As many readers know, one of the most significant trends in equity plan design, fueled largely by investors and proxy advisors, is to eliminate single trigger vesting upon a change in control. Most folks seem to shrug off the impact of this change and assume all employees will end up vested anyway. A recent case painfully demonstrates that this is not always the case: Timian v. Johnson & Johnson.

In January 2006, Ms. Timian commenced employment with the company as a patent attorney, providing legal services to one of its subsidiaries, Ortho-Clinical Diagnostics, Inc. (OCD). The company had awarded restricted stock units (RSUs) to Timian under its long-term incentive plan (LTIP) for several years. The RSUs had a vesting period of three years, which required Timian to be employed by the company on the third anniversary of the vesting date in order to receive the value of the RSUs.

In early 2013, the company began discussions to sell OCD. The patent attorneys supporting OCD, including Timian, were included as assets to the sale and were not allowed to look for work within the company or any of its other subsidiaries. The patent attorneys were forced to either leave the company’s employment or become an employee of OCD after the sale. In January 2014, the company announced its formal intention to sell OCD. In February 2014, the company awarded RSUs to Timian based on her 2013 work performance. On June 29, 2014, the company’s sale of OCD became final, Timian’s employment with the company was terminated, and she became an employee of OCD. Upon the sale of OCD, the company terminated the RSUs granted to Timian in 2012, 2013, and 2014 on the basis that these RSUs had not vested prior to the termination of her employment. Timian lost the full value of the RSUs awarded in 2012, 2013, and 2014 and sued the company for a breach of LTIP, breach of the implied contract between employee and employer, breach of the implied covenant of good faith and fair dealing, and breach of ERISA.

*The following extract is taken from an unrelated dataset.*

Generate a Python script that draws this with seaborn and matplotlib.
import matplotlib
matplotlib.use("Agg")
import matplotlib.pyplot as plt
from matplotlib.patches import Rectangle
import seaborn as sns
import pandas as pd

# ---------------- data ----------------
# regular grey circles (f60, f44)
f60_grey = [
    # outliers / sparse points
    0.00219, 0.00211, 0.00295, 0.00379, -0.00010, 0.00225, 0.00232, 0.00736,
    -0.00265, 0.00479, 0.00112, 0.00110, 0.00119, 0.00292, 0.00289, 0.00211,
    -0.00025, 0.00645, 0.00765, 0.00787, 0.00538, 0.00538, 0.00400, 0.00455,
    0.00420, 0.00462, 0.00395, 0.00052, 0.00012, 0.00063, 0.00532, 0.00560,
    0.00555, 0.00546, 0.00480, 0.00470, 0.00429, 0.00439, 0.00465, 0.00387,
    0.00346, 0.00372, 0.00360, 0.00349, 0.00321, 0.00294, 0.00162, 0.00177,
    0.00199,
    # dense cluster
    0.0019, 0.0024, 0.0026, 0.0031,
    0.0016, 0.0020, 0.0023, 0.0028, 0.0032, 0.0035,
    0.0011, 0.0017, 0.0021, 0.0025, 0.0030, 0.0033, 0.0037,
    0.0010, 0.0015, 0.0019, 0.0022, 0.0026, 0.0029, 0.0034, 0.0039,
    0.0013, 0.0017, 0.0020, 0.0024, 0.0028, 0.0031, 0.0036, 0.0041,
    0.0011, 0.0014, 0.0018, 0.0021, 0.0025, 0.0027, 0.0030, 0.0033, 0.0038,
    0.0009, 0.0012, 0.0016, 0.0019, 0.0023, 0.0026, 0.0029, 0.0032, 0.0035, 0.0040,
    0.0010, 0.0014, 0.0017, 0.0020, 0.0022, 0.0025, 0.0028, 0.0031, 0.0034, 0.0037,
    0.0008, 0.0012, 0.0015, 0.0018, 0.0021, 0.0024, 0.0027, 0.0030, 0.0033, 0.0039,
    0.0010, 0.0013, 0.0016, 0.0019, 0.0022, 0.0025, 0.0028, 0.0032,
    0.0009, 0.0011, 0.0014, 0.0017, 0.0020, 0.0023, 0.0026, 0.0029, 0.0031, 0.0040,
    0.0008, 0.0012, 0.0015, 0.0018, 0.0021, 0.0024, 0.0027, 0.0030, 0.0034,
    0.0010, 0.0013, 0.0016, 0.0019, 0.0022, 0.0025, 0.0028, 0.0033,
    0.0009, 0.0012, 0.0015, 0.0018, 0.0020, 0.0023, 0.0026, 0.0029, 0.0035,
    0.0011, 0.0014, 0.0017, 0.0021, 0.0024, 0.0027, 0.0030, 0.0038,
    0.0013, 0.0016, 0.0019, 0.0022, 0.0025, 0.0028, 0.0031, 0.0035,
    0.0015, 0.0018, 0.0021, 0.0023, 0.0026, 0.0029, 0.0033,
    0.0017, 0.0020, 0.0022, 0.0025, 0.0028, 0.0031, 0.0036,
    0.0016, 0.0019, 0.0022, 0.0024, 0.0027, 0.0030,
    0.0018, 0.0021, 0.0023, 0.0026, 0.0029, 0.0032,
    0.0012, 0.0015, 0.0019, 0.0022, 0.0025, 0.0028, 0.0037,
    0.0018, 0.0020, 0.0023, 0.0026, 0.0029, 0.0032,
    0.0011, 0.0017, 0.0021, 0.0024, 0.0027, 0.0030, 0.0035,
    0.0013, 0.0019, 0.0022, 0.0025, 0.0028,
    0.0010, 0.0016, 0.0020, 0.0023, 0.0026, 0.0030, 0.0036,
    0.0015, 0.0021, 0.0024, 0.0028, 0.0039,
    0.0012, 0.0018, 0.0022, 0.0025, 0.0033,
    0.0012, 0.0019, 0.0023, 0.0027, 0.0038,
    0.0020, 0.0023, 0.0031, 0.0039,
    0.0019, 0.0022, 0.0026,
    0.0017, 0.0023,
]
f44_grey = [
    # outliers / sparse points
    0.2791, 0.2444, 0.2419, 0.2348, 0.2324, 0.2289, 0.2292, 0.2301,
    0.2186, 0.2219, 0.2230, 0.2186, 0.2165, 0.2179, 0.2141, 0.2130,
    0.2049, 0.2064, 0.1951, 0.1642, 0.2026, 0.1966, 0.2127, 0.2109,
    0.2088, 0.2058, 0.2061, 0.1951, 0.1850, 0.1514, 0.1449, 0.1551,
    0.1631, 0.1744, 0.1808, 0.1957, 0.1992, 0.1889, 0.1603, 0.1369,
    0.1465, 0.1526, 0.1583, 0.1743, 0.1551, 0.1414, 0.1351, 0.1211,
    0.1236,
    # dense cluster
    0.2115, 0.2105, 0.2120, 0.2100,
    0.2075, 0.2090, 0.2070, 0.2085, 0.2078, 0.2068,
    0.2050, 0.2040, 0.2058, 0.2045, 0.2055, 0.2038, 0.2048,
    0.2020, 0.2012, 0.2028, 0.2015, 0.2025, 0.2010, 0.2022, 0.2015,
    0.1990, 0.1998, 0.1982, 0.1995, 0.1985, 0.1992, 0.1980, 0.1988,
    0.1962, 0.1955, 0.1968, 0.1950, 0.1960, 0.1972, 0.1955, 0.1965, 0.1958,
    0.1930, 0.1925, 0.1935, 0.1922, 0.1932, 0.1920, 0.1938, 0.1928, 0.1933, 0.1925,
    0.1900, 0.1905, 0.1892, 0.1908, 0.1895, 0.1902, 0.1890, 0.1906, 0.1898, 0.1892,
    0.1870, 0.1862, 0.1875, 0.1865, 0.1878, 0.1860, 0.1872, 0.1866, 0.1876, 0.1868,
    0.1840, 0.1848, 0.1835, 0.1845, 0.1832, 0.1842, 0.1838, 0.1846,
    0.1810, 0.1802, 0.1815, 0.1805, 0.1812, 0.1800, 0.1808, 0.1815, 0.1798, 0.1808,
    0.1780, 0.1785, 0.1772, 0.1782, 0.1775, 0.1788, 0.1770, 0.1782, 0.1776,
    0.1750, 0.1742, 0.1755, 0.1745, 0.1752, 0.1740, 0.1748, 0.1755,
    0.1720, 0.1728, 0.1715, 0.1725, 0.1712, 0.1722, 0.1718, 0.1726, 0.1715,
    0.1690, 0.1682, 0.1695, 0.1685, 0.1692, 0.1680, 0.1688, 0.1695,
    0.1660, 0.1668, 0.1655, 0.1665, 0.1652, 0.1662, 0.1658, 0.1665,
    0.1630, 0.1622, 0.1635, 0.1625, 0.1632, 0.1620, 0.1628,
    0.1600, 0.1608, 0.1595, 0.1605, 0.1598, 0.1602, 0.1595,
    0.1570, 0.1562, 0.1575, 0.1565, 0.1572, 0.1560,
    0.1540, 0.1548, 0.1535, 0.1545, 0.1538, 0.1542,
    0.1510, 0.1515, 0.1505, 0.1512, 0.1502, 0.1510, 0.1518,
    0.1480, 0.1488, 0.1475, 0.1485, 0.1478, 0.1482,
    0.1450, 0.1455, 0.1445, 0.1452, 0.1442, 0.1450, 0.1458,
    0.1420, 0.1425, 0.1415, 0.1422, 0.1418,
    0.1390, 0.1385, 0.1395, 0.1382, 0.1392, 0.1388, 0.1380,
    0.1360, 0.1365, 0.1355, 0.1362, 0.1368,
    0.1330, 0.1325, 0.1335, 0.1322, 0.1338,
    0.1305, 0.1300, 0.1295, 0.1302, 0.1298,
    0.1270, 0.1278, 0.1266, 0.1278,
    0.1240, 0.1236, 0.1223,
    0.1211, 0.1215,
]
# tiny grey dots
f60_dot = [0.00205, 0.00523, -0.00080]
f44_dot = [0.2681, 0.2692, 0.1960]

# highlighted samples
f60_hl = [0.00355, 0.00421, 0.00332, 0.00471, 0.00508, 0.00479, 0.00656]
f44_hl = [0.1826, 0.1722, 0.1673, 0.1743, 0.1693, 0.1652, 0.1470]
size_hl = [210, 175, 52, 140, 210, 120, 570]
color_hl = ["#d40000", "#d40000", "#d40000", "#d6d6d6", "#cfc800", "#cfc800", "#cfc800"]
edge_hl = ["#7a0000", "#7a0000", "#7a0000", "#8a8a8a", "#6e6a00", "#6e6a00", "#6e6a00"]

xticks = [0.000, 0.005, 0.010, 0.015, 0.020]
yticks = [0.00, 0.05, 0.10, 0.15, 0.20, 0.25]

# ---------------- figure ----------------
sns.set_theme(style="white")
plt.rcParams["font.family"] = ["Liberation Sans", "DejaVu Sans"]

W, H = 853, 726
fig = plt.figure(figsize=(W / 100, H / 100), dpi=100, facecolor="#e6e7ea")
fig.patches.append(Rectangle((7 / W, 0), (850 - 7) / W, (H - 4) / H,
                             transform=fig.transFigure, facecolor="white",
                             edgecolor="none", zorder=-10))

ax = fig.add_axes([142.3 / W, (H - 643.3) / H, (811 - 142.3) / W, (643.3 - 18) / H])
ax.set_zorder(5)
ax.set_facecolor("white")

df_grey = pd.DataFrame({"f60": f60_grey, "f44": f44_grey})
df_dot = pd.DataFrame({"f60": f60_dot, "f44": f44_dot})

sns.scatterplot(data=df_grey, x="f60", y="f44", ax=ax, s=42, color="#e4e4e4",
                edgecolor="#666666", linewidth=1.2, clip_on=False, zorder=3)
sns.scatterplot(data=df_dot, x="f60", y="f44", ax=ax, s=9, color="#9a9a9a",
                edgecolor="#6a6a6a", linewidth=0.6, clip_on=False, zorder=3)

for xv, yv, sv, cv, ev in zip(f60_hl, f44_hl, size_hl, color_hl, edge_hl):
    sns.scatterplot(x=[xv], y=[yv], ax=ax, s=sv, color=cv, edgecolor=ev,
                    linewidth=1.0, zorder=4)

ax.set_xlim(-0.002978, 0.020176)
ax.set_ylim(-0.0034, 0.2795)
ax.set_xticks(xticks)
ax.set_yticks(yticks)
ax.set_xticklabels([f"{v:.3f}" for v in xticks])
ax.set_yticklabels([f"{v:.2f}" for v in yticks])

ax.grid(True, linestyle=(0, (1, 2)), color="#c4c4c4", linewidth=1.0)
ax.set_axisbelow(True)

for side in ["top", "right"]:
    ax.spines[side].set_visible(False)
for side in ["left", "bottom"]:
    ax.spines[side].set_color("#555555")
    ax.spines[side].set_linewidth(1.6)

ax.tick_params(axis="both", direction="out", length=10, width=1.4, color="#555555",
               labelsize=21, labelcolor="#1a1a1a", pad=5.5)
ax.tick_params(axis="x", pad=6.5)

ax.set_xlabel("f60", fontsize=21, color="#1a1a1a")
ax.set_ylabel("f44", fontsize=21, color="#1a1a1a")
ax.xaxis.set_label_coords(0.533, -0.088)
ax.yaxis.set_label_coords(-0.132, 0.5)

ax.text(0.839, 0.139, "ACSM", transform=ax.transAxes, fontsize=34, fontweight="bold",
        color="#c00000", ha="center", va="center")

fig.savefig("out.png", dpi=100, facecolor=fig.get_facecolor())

The federal court ruled against Timian on each of her claims. First, the court found that the LTIP was not subject to ERISA, as has every other court that has ever considered the issue. Second, the court found that the language of the LTIP was clear; there could be no legal dispute that Timian’s employment with the company had terminated, even though she continued to sit at the same desk and perform the same job functions on the day after the sale of OCD as she did on the day before the sale. The LTIP did not provide for accelerated vesting of Timian’s RSUs. The provisions of the LTIP on change in control simply did not apply to the sale of a division of the company.

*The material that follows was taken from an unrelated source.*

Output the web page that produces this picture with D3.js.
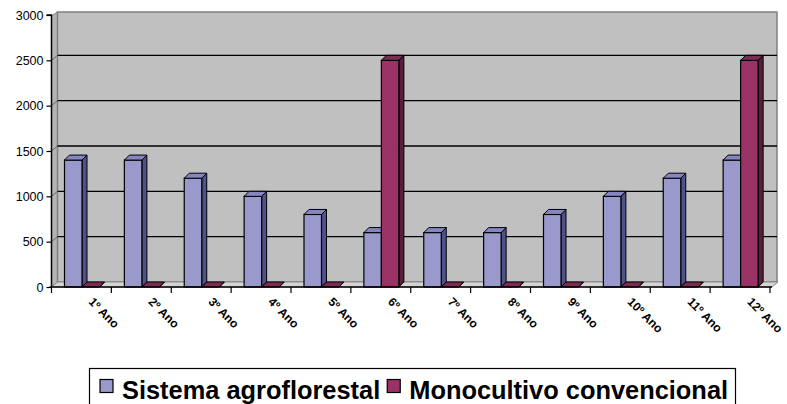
<!DOCTYPE html>
<html>
<head>
<meta charset="utf-8">
<script src="https://cdn.jsdelivr.net/npm/d3@7"></script>
<style>
  html, body { margin: 0; padding: 0; background: #fff; }
  svg { display: block; font-family: "Liberation Sans", Arial, sans-serif; }
</style>
</head>
<body>
<svg id="chart" width="787" height="404"></svg>
<script>
const categories = ["1º Ano","2º Ano","3º Ano","4º Ano","5º Ano","6º Ano","7º Ano","8º Ano","9º Ano","10º Ano","11º Ano","12º Ano"];
const seriesNames = ["Sistema agroflorestal","Monocultivo convencional"];
const agroflorestal = [1400,1400,1200,1000,800,600,600,600,800,1000,1200,1400];
const monocultivo = [0,0,0,0,0,2500,0,0,0,0,0,2500];
const yTicks = [0,500,1000,1500,2000,2500,3000];

const colors = {
  "Sistema agroflorestal": {front:"#9999cc", side:"#50508a", top:"#8585c2"},
  "Monocultivo convencional": {front:"#993366", side:"#5a1d3c", top:"#7d2a54"}
};

const svg = d3.select("#chart");
const pLeft = 51.5, pRight = 770, pTop = 15, pBottom = 287;
const wdx = 6, wdy = -5;   // wall depth
const bdx = 5, bdy = -5;   // bar depth

const y = d3.scaleLinear().domain([0,3000]).range([pBottom, pTop]);
const x0 = d3.scaleBand().domain(categories).range([pLeft, pRight]);
const x1 = d3.scaleBand().domain(seriesNames).range([13, 48]);

const wallTop = 12;
svg.append("polygon")
  .attr("points", [[pLeft,pBottom],[pLeft,wallTop+4],[pLeft+wdx,wallTop],[pLeft+wdx,pBottom+wdy]].join(" "))
  .attr("fill","#b4b4b4").attr("stroke","#808080").attr("stroke-width",1);
svg.append("rect")
  .attr("x", pLeft+wdx).attr("y", wallTop)
  .attr("width", pRight + wdx + 1 - (pLeft+wdx)).attr("height", pBottom+wdy - wallTop)
  .attr("fill","#c0c0c0").attr("stroke","#808080").attr("stroke-width",1.5);
svg.append("polygon")
  .attr("points", [[pLeft,pBottom],[pRight+2,pBottom],[pRight+2+wdx,pBottom+wdy],[pLeft+wdx,pBottom+wdy]].join(" "))
  .attr("fill","#d4d4d4").attr("stroke","#8a8a8a").attr("stroke-width",1);

yTicks.filter(t => t > 0 && t < 3000).forEach(t => {
  svg.append("line")
    .attr("x1", pLeft+wdx).attr("x2", pRight+wdx+1)
    .attr("y1", y(t)+wdy).attr("y2", y(t)+wdy)
    .attr("stroke","#000").attr("stroke-width",1.3);
  svg.append("line")
    .attr("x1", pLeft).attr("x2", pLeft+wdx)
    .attr("y1", y(t)).attr("y2", y(t)+wdy)
    .attr("stroke","#555").attr("stroke-width",0.8);
});

const data = [];
categories.forEach((c,i) => {
  data.push({cat:c, s:seriesNames[0], v:agroflorestal[i]});
  data.push({cat:c, s:seriesNames[1], v:monocultivo[i]});
});
const g = svg.append("g");
data.forEach(d => {
  const xa = x0(d.cat) + x1(d.s);
  const w = x1.bandwidth();
  const yt = y(d.v), yb = y(0);
  const col = colors[d.s];
  g.append("polygon")
    .attr("points", [[xa+w,yb],[xa+w,yt],[xa+w+bdx,yt+bdy],[xa+w+bdx,yb+bdy]].join(" "))
    .attr("fill", col.side).attr("stroke","#000").attr("stroke-width",1).attr("stroke-linejoin","round");
  if (d.v > 0) {
    g.append("rect").attr("x", xa).attr("y", yt).attr("width", w).attr("height", yb-yt)
      .attr("fill", col.front).attr("stroke","#000").attr("stroke-width",1.2);
  }
  g.append("polygon")
    .attr("points", [[xa,yt],[xa+w,yt],[xa+w+bdx,yt+bdy],[xa+bdx,yt+bdy]].join(" "))
    .attr("fill", col.top).attr("stroke","#000").attr("stroke-width",1).attr("stroke-linejoin","round");
});

const yAxis = d3.axisLeft(y).tickValues(yTicks).tickSize(5).tickPadding(3).tickFormat(d3.format("d"));
const ya = svg.append("g").attr("transform", `translate(${pLeft},0)`).call(yAxis);
ya.select(".domain").attr("stroke","#000").attr("stroke-width",1.5).attr("d", `M-5,${pTop}H0V${pBottom}`);
ya.selectAll(".tick line").attr("stroke","#000").attr("stroke-width",1.2);
ya.selectAll(".tick text").attr("font-size","12.5px").attr("fill","#000")
  .attr("font-family","Liberation Sans, Arial, sans-serif");

svg.append("line").attr("x1", pLeft-2).attr("x2", pRight+2).attr("y1", pBottom).attr("y2", pBottom)
  .attr("stroke","#000").attr("stroke-width",1.5);
const boundaries = categories.map(c => x0(c)).concat([x0(categories[categories.length-1]) + x0.bandwidth()]);
boundaries.forEach(b => {
  svg.append("line").attr("x1", b).attr("x2", b).attr("y1", pBottom).attr("y2", pBottom+6)
    .attr("stroke","#000").attr("stroke-width",1.2);
});
categories.forEach(c => {
  const cx = x0(c) + x0.bandwidth()/2 + 9;
  const cy = 300;
  svg.append("text")
    .attr("transform", `translate(${cx},${cy}) rotate(45)`)
    .attr("font-size","12px").attr("font-weight","bold")
    .attr("text-anchor","start").attr("dy","0.3em")
    .attr("fill","#000")
    .text(c);
});

// legend
const legendFont = 25.4;
const leg = svg.append("g");
leg.append("rect").attr("x", 89.5).attr("y", 368.5).attr("width", 646).attr("height", 40)
  .attr("fill","#fff").attr("stroke","#000").attr("stroke-width",1.2);
let cursor = 100;
seriesNames.forEach(name => {
  leg.append("rect").attr("x", cursor).attr("y", 379.5).attr("width", 13).attr("height", 13)
    .attr("fill", colors[name].front).attr("stroke","#000").attr("stroke-width",1.2);
  const t = leg.append("text").attr("x", cursor + 22).attr("y", 399)
    .attr("font-size", legendFont + "px").attr("font-weight","bold").attr("fill","#000")
    .text(name);
  cursor = cursor + 22 + t.node().getComputedTextLength() + 7;
});
</script>
</body>
</html>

Finally, the claims for breach of the implied contract between employee and employer and breach of the implied covenant of good faith and fair dealing are based on a notion that some rules apply to the relationships among parties, even though they are not written into a contract or agreement. Courts sometimes find a breach of these implied covenants in cases of egregious conduct. However, the terms of the LTIP addressed situations like the one at issue and were clear on the outcome.

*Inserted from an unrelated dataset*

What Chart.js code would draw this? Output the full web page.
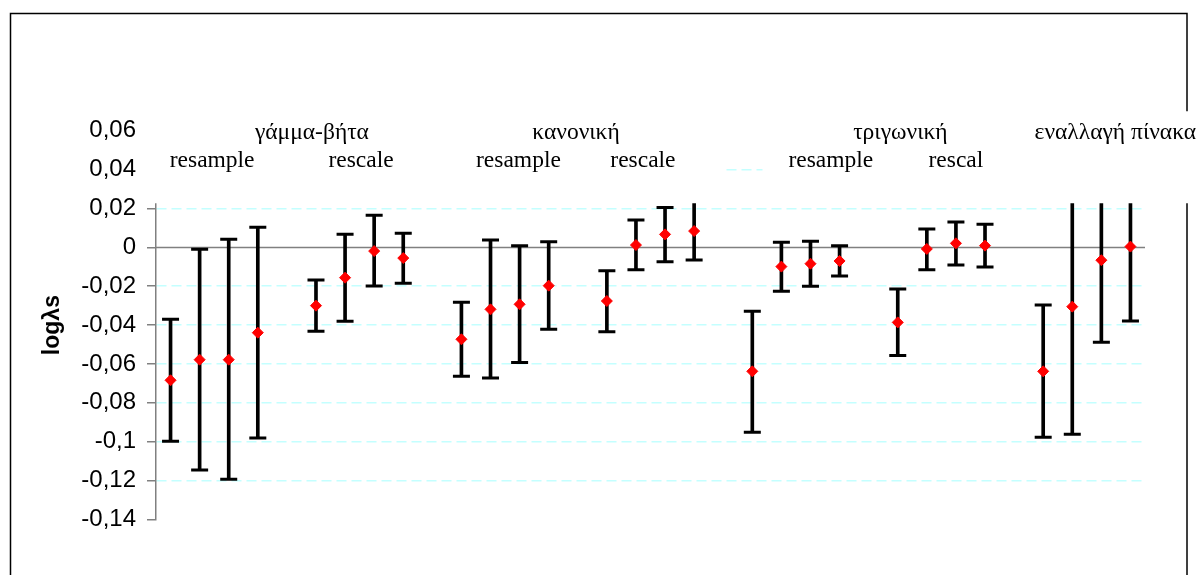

The court’s decision in Timian v. Johnson & Johnson is consistent with that of nearly every other federal court that has considered a similar issue. Some companies’ LTIPs would provide for accelerated vesting for an employee terminated solely because of a sale of a division of the company. However, this LTIP did not. Executive compensation professionals should take care in considering all of the terms of a stock plan or employment or other agreements because the courts will uphold those terms for better or worse.